To fix this, we should be sure that the web server is configured to only allow the request of .php and .html files and that requests for other types of files (such as *.inc, *.mo, *.txt and so on) should return an error from the server.

Second, even if your files all end in .php, some designed-to-be-included files may have unintended consequences if loaded out of context. Consider a library of administrative code. You may check for authorization in the usual context, but if a file is loaded alone, the authorization might be subverted.

Similarly, any other files, such as password files, text files, configuration files, or special directories must be kept out of the public document tree. Even if you think you have your web server configured properly, you might have missed something, or if, in the future, your web application is moved to a new server that is not properly configured, you might be exposed to exploitation.
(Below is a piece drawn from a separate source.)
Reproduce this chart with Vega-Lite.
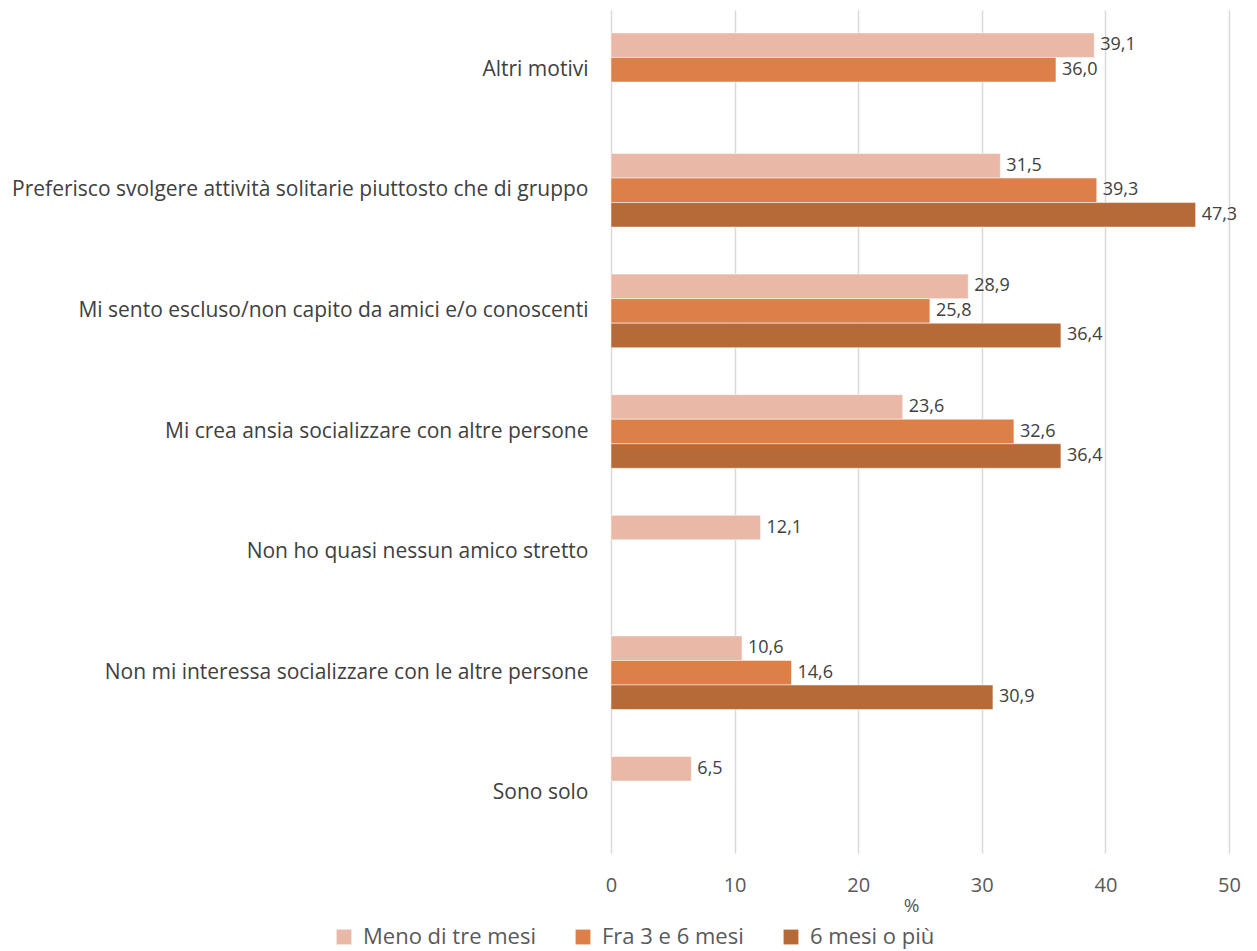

If you have allow_url_fopen enabled in your php.ini—and be aware it is enabled by default—then you could theoretically include or require files from remote servers. This is a possible point of security failure in your application, and you should avoid execution of files from separate machines, especially those over which you do not have full control. You should likewise not use user input when choosing which files to include or require, as bad input here could also cause problems.

What Goes in Your Code

Many of the code snippets you have looked at so far for accessing databases have included in the code the database name, username, and user password in plain text, as follows:

  $conn = new mysqli("localhost", "bob", "secret", "somedb");

Although this is convenient, it is slightly insecure in that if crackers were to get their hands on this file, they would have immediate access to our database with the full permissions that the user bob has.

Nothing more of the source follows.